● What you are asked to do
Extract every entry word for word. Skip the pictures.

● Records shown
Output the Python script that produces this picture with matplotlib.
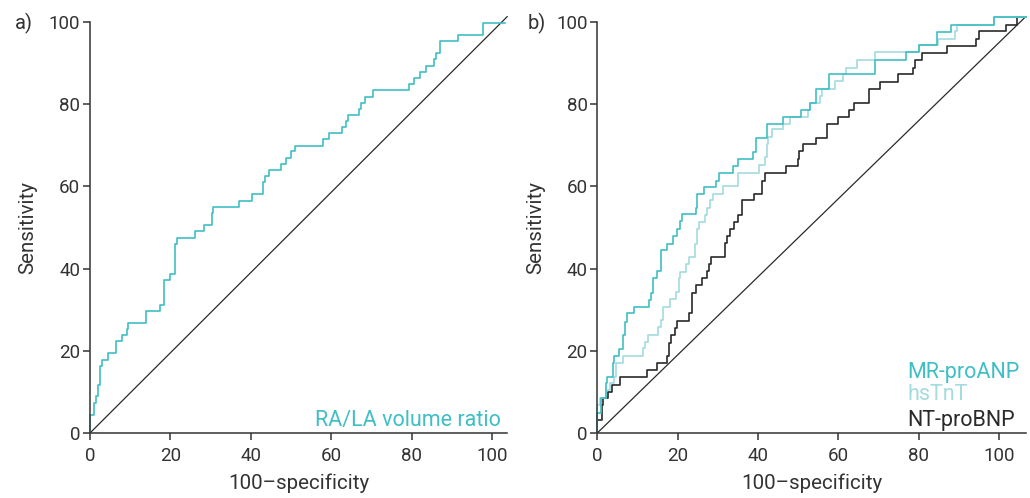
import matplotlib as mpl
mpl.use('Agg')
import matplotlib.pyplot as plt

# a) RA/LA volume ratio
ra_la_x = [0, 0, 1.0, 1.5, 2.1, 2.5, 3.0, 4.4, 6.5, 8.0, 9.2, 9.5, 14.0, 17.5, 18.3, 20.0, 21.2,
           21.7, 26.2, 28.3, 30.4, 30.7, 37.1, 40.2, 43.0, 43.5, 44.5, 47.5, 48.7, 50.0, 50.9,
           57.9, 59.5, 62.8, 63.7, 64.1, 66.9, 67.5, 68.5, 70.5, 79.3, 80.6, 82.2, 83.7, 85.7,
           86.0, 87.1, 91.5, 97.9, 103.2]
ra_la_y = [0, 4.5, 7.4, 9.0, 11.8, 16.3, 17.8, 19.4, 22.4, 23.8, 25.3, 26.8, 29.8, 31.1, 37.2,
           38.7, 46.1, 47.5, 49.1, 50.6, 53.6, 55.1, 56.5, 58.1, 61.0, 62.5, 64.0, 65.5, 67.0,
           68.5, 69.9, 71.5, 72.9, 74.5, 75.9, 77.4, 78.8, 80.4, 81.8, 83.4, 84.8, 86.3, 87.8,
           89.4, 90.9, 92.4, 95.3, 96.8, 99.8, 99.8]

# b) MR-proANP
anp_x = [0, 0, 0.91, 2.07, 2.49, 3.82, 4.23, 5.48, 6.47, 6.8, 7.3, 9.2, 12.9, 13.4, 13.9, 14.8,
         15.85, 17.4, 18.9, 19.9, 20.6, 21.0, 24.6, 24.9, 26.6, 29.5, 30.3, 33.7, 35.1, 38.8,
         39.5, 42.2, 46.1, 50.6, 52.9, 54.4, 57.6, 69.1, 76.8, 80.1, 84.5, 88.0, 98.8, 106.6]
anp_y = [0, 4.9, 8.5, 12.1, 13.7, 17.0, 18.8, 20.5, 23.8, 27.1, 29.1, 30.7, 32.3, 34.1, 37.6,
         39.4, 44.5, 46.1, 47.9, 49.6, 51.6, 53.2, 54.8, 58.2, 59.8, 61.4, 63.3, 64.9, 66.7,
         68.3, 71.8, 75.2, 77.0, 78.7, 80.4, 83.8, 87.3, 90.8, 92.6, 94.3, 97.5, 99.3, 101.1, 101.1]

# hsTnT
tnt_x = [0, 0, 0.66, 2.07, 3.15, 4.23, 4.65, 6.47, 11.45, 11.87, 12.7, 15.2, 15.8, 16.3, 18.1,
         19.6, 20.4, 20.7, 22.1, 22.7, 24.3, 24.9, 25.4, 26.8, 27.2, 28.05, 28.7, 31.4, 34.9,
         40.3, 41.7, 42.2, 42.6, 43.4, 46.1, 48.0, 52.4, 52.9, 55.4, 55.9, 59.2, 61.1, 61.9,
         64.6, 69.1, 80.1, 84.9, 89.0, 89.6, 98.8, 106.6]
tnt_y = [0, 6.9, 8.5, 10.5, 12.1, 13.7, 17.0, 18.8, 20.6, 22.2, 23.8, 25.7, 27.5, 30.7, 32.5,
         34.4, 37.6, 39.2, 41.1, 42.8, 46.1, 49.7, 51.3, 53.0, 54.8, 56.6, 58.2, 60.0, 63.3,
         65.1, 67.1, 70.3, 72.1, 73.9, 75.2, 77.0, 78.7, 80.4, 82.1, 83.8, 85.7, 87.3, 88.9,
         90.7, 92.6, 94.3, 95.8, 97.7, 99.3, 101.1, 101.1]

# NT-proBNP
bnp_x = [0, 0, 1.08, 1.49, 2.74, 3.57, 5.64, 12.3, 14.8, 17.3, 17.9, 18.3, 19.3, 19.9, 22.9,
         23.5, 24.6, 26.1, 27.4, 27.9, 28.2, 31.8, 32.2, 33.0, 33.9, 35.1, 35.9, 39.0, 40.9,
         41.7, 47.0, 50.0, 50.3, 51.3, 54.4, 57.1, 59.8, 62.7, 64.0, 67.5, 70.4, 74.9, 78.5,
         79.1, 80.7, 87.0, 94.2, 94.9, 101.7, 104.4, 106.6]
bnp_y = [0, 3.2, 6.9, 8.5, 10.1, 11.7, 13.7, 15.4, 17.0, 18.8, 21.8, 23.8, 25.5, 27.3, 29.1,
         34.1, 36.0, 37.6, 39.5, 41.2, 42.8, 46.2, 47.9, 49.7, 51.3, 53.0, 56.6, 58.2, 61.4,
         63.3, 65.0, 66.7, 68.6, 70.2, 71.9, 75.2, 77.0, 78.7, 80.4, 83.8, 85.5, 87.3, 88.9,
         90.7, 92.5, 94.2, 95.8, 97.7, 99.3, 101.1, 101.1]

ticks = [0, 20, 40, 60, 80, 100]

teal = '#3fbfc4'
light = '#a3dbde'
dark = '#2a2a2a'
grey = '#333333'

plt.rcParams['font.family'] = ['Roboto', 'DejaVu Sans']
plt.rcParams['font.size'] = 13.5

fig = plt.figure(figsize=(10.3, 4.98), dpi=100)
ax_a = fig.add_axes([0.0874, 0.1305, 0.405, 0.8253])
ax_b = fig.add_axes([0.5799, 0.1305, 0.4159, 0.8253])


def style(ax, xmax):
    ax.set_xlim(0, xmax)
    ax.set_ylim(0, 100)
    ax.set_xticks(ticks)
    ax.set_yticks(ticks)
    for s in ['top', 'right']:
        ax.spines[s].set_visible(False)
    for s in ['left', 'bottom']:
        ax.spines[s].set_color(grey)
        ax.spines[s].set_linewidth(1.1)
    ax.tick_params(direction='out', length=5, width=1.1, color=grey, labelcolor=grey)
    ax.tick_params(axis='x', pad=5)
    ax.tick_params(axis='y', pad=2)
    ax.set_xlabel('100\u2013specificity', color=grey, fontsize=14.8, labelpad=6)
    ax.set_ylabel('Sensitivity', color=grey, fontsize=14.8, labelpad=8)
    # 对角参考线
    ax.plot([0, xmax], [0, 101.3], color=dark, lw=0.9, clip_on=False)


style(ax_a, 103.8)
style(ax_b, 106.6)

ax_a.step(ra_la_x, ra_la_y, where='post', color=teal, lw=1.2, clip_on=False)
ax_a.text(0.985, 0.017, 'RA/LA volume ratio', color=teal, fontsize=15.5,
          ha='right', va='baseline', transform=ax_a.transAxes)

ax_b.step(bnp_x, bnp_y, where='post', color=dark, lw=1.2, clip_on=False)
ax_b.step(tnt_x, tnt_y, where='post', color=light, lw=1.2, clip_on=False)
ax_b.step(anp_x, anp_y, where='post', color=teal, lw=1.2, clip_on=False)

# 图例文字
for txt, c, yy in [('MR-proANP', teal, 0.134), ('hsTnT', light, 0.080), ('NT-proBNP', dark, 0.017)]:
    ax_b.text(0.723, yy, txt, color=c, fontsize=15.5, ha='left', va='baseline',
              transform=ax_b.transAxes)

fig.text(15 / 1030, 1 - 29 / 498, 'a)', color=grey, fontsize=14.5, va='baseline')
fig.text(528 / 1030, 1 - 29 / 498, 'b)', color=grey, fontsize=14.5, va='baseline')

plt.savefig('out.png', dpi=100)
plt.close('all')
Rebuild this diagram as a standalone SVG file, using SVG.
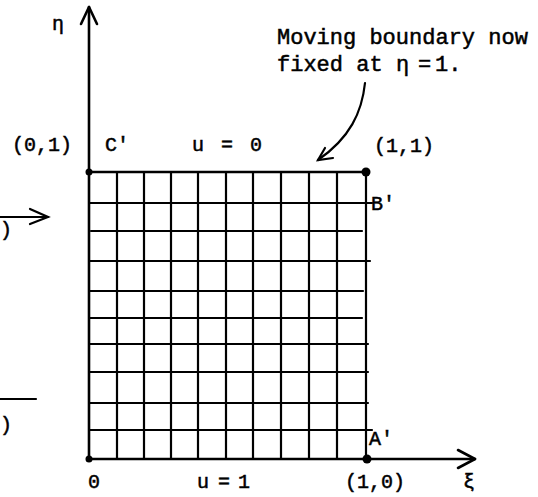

● Final result
Output the Python script that produces this picture with matplotlib.
import matplotlib as mpl
mpl.use('Agg')
import matplotlib.pyplot as plt

# a) RA/LA volume ratio
ra_la_x = [0, 0, 1.0, 1.5, 2.1, 2.5, 3.0, 4.4, 6.5, 8.0, 9.2, 9.5, 14.0, 17.5, 18.3, 20.0, 21.2,
           21.7, 26.2, 28.3, 30.4, 30.7, 37.1, 40.2, 43.0, 43.5, 44.5, 47.5, 48.7, 50.0, 50.9,
           57.9, 59.5, 62.8, 63.7, 64.1, 66.9, 67.5, 68.5, 70.5, 79.3, 80.6, 82.2, 83.7, 85.7,
           86.0, 87.1, 91.5, 97.9, 103.2]
ra_la_y = [0, 4.5, 7.4, 9.0, 11.8, 16.3, 17.8, 19.4, 22.4, 23.8, 25.3, 26.8, 29.8, 31.1, 37.2,
           38.7, 46.1, 47.5, 49.1, 50.6, 53.6, 55.1, 56.5, 58.1, 61.0, 62.5, 64.0, 65.5, 67.0,
           68.5, 69.9, 71.5, 72.9, 74.5, 75.9, 77.4, 78.8, 80.4, 81.8, 83.4, 84.8, 86.3, 87.8,
           89.4, 90.9, 92.4, 95.3, 96.8, 99.8, 99.8]

# b) MR-proANP
anp_x = [0, 0, 0.91, 2.07, 2.49, 3.82, 4.23, 5.48, 6.47, 6.8, 7.3, 9.2, 12.9, 13.4, 13.9, 14.8,
         15.85, 17.4, 18.9, 19.9, 20.6, 21.0, 24.6, 24.9, 26.6, 29.5, 30.3, 33.7, 35.1, 38.8,
         39.5, 42.2, 46.1, 50.6, 52.9, 54.4, 57.6, 69.1, 76.8, 80.1, 84.5, 88.0, 98.8, 106.6]
anp_y = [0, 4.9, 8.5, 12.1, 13.7, 17.0, 18.8, 20.5, 23.8, 27.1, 29.1, 30.7, 32.3, 34.1, 37.6,
         39.4, 44.5, 46.1, 47.9, 49.6, 51.6, 53.2, 54.8, 58.2, 59.8, 61.4, 63.3, 64.9, 66.7,
         68.3, 71.8, 75.2, 77.0, 78.7, 80.4, 83.8, 87.3, 90.8, 92.6, 94.3, 97.5, 99.3, 101.1, 101.1]

# hsTnT
tnt_x = [0, 0, 0.66, 2.07, 3.15, 4.23, 4.65, 6.47, 11.45, 11.87, 12.7, 15.2, 15.8, 16.3, 18.1,
         19.6, 20.4, 20.7, 22.1, 22.7, 24.3, 24.9, 25.4, 26.8, 27.2, 28.05, 28.7, 31.4, 34.9,
         40.3, 41.7, 42.2, 42.6, 43.4, 46.1, 48.0, 52.4, 52.9, 55.4, 55.9, 59.2, 61.1, 61.9,
         64.6, 69.1, 80.1, 84.9, 89.0, 89.6, 98.8, 106.6]
tnt_y = [0, 6.9, 8.5, 10.5, 12.1, 13.7, 17.0, 18.8, 20.6, 22.2, 23.8, 25.7, 27.5, 30.7, 32.5,
         34.4, 37.6, 39.2, 41.1, 42.8, 46.1, 49.7, 51.3, 53.0, 54.8, 56.6, 58.2, 60.0, 63.3,
         65.1, 67.1, 70.3, 72.1, 73.9, 75.2, 77.0, 78.7, 80.4, 82.1, 83.8, 85.7, 87.3, 88.9,
         90.7, 92.6, 94.3, 95.8, 97.7, 99.3, 101.1, 101.1]

# NT-proBNP
bnp_x = [0, 0, 1.08, 1.49, 2.74, 3.57, 5.64, 12.3, 14.8, 17.3, 17.9, 18.3, 19.3, 19.9, 22.9,
         23.5, 24.6, 26.1, 27.4, 27.9, 28.2, 31.8, 32.2, 33.0, 33.9, 35.1, 35.9, 39.0, 40.9,
         41.7, 47.0, 50.0, 50.3, 51.3, 54.4, 57.1, 59.8, 62.7, 64.0, 67.5, 70.4, 74.9, 78.5,
         79.1, 80.7, 87.0, 94.2, 94.9, 101.7, 104.4, 106.6]
bnp_y = [0, 3.2, 6.9, 8.5, 10.1, 11.7, 13.7, 15.4, 17.0, 18.8, 21.8, 23.8, 25.5, 27.3, 29.1,
         34.1, 36.0, 37.6, 39.5, 41.2, 42.8, 46.2, 47.9, 49.7, 51.3, 53.0, 56.6, 58.2, 61.4,
         63.3, 65.0, 66.7, 68.6, 70.2, 71.9, 75.2, 77.0, 78.7, 80.4, 83.8, 85.5, 87.3, 88.9,
         90.7, 92.5, 94.2, 95.8, 97.7, 99.3, 101.1, 101.1]

ticks = [0, 20, 40, 60, 80, 100]

teal = '#3fbfc4'
light = '#a3dbde'
dark = '#2a2a2a'
grey = '#333333'

plt.rcParams['font.family'] = ['Roboto', 'DejaVu Sans']
plt.rcParams['font.size'] = 13.5

fig = plt.figure(figsize=(10.3, 4.98), dpi=100)
ax_a = fig.add_axes([0.0874, 0.1305, 0.405, 0.8253])
ax_b = fig.add_axes([0.5799, 0.1305, 0.4159, 0.8253])


def style(ax, xmax):
    ax.set_xlim(0, xmax)
    ax.set_ylim(0, 100)
    ax.set_xticks(ticks)
    ax.set_yticks(ticks)
    for s in ['top', 'right']:
        ax.spines[s].set_visible(False)
    for s in ['left', 'bottom']:
        ax.spines[s].set_color(grey)
        ax.spines[s].set_linewidth(1.1)
    ax.tick_params(direction='out', length=5, width=1.1, color=grey, labelcolor=grey)
    ax.tick_params(axis='x', pad=5)
    ax.tick_params(axis='y', pad=2)
    ax.set_xlabel('100\u2013specificity', color=grey, fontsize=14.8, labelpad=6)
    ax.set_ylabel('Sensitivity', color=grey, fontsize=14.8, labelpad=8)
    # 对角参考线
    ax.plot([0, xmax], [0, 101.3], color=dark, lw=0.9, clip_on=False)


style(ax_a, 103.8)
style(ax_b, 106.6)

ax_a.step(ra_la_x, ra_la_y, where='post', color=teal, lw=1.2, clip_on=False)
ax_a.text(0.985, 0.017, 'RA/LA volume ratio', color=teal, fontsize=15.5,
          ha='right', va='baseline', transform=ax_a.transAxes)

ax_b.step(bnp_x, bnp_y, where='post', color=dark, lw=1.2, clip_on=False)
ax_b.step(tnt_x, tnt_y, where='post', color=light, lw=1.2, clip_on=False)
ax_b.step(anp_x, anp_y, where='post', color=teal, lw=1.2, clip_on=False)

# 图例文字
for txt, c, yy in [('MR-proANP', teal, 0.134), ('hsTnT', light, 0.080), ('NT-proBNP', dark, 0.017)]:
    ax_b.text(0.723, yy, txt, color=c, fontsize=15.5, ha='left', va='baseline',
              transform=ax_b.transAxes)

fig.text(15 / 1030, 1 - 29 / 498, 'a)', color=grey, fontsize=14.5, va='baseline')
fig.text(528 / 1030, 1 - 29 / 498, 'b)', color=grey, fontsize=14.5, va='baseline')

plt.savefig('out.png', dpi=100)
plt.close('all')
Rebuild this diagram as a standalone SVG file, using SVG.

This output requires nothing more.